### Data excerpts

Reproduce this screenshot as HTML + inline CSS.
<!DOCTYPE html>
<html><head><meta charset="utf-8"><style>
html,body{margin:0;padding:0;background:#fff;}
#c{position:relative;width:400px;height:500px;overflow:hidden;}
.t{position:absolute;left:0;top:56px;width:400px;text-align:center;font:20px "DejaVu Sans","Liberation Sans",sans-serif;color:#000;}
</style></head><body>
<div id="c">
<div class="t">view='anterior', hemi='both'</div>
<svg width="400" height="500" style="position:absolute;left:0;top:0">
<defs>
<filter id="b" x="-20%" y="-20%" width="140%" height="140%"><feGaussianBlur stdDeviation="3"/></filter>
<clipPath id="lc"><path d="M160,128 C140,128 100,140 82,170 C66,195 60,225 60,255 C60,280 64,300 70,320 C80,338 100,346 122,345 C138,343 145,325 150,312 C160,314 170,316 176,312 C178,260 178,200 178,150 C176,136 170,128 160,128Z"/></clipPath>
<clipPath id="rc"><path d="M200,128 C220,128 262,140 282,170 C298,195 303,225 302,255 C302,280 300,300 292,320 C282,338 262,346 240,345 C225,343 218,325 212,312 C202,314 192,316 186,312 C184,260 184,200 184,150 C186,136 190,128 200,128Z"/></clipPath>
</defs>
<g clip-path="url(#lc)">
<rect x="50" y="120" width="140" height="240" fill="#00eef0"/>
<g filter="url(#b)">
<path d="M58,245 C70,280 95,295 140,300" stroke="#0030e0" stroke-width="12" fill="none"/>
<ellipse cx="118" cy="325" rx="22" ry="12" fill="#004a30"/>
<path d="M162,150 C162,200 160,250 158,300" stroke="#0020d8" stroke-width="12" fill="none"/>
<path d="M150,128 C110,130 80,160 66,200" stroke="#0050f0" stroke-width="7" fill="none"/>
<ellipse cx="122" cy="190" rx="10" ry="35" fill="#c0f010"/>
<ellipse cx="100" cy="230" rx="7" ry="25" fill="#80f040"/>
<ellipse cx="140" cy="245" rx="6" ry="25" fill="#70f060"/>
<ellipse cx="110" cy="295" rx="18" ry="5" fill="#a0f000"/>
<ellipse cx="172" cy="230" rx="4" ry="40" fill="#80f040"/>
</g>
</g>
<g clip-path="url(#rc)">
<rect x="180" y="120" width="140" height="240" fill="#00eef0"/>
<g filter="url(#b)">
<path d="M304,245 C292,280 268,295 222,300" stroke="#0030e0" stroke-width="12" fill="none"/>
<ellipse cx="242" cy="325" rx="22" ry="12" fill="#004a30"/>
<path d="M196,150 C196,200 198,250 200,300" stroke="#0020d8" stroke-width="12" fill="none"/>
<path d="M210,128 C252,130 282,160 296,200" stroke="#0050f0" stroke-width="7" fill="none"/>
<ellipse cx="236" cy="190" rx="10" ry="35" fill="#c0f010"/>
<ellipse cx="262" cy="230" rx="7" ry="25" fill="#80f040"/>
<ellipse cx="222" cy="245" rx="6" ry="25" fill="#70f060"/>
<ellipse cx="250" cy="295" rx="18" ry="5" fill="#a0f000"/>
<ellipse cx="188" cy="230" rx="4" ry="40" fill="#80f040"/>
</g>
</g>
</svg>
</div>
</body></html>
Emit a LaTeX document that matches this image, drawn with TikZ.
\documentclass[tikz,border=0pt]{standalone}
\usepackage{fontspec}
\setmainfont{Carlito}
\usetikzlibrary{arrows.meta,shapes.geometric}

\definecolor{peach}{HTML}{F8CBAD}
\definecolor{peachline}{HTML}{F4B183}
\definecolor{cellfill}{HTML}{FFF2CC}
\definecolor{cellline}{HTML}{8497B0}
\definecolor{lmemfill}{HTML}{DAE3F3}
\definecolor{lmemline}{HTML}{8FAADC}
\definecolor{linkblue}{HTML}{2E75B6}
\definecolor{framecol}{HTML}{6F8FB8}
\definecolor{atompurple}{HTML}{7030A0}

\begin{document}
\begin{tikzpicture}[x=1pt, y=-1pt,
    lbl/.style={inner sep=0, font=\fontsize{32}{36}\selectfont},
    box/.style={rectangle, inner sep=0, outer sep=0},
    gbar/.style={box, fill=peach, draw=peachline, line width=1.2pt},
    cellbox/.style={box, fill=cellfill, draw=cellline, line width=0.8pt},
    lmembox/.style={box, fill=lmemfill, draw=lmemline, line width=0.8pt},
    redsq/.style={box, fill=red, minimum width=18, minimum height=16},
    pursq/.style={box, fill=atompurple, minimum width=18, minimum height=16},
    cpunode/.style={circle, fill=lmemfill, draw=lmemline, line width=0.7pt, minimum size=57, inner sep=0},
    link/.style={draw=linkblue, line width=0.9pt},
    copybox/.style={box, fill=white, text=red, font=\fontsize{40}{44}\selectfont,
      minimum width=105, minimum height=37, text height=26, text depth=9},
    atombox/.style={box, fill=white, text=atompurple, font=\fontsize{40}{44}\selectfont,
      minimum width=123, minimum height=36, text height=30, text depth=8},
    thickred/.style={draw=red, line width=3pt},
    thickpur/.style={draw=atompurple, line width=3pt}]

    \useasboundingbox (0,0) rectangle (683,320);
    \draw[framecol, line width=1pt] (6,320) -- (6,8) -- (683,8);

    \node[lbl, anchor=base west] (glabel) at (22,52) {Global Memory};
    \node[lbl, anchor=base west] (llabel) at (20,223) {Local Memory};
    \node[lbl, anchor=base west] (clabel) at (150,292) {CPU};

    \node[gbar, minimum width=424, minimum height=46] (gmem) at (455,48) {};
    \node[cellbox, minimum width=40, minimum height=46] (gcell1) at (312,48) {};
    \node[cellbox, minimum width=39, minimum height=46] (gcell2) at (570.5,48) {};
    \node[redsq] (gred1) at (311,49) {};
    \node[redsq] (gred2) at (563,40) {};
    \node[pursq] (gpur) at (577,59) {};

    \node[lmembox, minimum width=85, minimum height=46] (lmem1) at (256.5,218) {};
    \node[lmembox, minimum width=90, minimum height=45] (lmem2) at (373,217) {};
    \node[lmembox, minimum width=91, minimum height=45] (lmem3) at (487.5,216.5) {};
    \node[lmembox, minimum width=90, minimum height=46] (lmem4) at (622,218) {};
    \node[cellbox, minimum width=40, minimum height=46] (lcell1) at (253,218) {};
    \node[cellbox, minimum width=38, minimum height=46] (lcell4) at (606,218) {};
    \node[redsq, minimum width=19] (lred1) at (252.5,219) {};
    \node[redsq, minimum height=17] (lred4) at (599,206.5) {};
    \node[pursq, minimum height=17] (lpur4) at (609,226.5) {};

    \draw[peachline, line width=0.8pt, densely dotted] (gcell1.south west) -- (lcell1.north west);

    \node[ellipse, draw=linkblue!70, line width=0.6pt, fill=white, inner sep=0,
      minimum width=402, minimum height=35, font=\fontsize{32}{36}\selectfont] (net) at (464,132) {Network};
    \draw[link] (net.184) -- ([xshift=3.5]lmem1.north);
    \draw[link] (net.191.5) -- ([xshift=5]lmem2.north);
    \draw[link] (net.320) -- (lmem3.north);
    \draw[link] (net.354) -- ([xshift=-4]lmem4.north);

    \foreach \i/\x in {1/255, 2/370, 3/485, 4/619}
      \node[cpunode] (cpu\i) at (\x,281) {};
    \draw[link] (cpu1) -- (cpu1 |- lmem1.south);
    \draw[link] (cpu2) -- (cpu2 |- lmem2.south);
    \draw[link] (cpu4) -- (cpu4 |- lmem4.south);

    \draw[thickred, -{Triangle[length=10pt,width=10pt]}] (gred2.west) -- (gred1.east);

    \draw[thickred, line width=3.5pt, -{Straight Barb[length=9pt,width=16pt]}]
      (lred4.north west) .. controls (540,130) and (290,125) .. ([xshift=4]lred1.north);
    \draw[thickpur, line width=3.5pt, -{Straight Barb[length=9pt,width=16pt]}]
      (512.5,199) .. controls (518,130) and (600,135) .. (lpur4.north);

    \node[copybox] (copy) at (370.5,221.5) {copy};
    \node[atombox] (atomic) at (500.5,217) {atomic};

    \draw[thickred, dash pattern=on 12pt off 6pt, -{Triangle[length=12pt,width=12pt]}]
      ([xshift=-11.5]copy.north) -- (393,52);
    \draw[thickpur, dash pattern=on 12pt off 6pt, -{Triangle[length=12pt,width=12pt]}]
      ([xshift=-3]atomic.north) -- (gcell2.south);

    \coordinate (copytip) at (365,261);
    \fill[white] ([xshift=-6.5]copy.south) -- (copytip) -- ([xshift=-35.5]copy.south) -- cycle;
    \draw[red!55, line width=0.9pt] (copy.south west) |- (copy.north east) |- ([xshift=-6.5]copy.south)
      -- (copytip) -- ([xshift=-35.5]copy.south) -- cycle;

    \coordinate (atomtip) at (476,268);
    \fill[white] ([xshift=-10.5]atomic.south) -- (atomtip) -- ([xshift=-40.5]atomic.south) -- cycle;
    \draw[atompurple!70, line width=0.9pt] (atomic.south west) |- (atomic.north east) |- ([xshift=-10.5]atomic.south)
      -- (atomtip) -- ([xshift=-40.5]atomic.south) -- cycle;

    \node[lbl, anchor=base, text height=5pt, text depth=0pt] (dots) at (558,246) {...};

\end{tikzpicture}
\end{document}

######
### Data excerpts

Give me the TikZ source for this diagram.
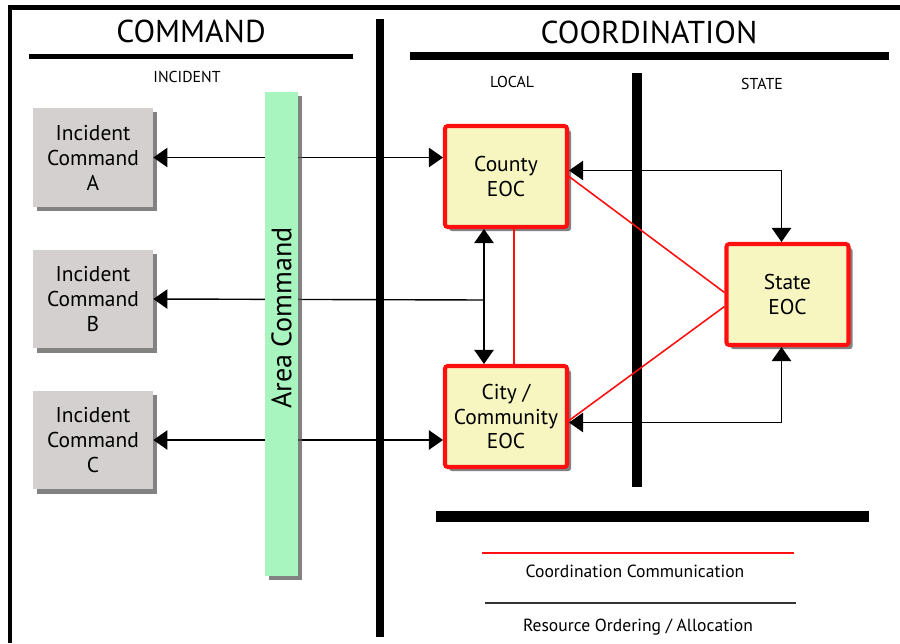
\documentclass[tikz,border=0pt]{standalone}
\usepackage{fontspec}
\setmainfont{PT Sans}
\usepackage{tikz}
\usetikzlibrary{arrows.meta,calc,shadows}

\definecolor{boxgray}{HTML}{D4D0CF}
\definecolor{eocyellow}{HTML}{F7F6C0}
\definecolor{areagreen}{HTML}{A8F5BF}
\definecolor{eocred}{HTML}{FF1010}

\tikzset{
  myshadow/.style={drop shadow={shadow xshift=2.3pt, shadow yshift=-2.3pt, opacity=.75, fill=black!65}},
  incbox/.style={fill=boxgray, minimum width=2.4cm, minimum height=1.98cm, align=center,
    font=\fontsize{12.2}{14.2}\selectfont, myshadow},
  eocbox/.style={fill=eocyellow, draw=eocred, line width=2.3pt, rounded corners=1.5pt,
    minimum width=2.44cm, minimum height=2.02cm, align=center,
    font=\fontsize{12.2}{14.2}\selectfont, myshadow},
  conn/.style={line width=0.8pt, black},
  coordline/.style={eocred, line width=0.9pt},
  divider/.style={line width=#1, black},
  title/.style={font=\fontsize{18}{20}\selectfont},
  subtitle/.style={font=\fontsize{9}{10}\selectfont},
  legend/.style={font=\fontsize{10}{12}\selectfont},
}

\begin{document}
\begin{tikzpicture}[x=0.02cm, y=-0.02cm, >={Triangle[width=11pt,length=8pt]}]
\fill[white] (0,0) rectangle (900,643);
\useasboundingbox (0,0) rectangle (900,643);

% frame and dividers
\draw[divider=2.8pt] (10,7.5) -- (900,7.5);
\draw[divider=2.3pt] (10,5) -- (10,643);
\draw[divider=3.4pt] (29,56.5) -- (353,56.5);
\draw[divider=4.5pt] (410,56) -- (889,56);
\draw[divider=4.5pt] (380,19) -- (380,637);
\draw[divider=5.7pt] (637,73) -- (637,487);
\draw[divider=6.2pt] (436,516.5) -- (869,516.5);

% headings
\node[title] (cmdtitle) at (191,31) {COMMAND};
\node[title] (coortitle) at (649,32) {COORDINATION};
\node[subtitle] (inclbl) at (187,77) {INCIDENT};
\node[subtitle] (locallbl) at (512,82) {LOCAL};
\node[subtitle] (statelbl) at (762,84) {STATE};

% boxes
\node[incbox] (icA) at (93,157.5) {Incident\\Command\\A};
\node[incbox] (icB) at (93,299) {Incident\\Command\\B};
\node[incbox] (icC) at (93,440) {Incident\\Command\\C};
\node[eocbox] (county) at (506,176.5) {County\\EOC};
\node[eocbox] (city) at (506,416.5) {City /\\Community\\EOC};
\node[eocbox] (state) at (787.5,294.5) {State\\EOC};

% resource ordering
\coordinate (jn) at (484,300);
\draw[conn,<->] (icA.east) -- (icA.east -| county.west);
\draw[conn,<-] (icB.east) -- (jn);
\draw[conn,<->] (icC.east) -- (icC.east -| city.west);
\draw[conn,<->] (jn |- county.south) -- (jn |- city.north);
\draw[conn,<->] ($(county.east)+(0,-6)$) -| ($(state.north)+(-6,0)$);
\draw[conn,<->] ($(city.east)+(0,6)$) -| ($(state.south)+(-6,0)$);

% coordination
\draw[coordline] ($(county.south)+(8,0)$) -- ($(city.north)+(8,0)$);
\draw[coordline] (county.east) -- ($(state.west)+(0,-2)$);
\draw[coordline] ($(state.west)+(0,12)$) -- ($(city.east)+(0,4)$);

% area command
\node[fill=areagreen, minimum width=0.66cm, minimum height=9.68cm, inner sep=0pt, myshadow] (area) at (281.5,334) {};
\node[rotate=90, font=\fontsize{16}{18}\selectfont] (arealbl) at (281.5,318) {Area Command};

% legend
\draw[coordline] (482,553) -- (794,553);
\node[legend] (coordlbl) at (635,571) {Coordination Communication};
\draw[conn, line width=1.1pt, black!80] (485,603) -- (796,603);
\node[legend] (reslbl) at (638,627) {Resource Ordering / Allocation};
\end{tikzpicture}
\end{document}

######

__Goal__
Extract all lines of the records above that include "this".

__Written reply__
Reproduce this screenshot as HTML + inline CSS.
Emit a LaTeX document that matches this image, drawn with TikZ.
Give me the TikZ source for this diagram.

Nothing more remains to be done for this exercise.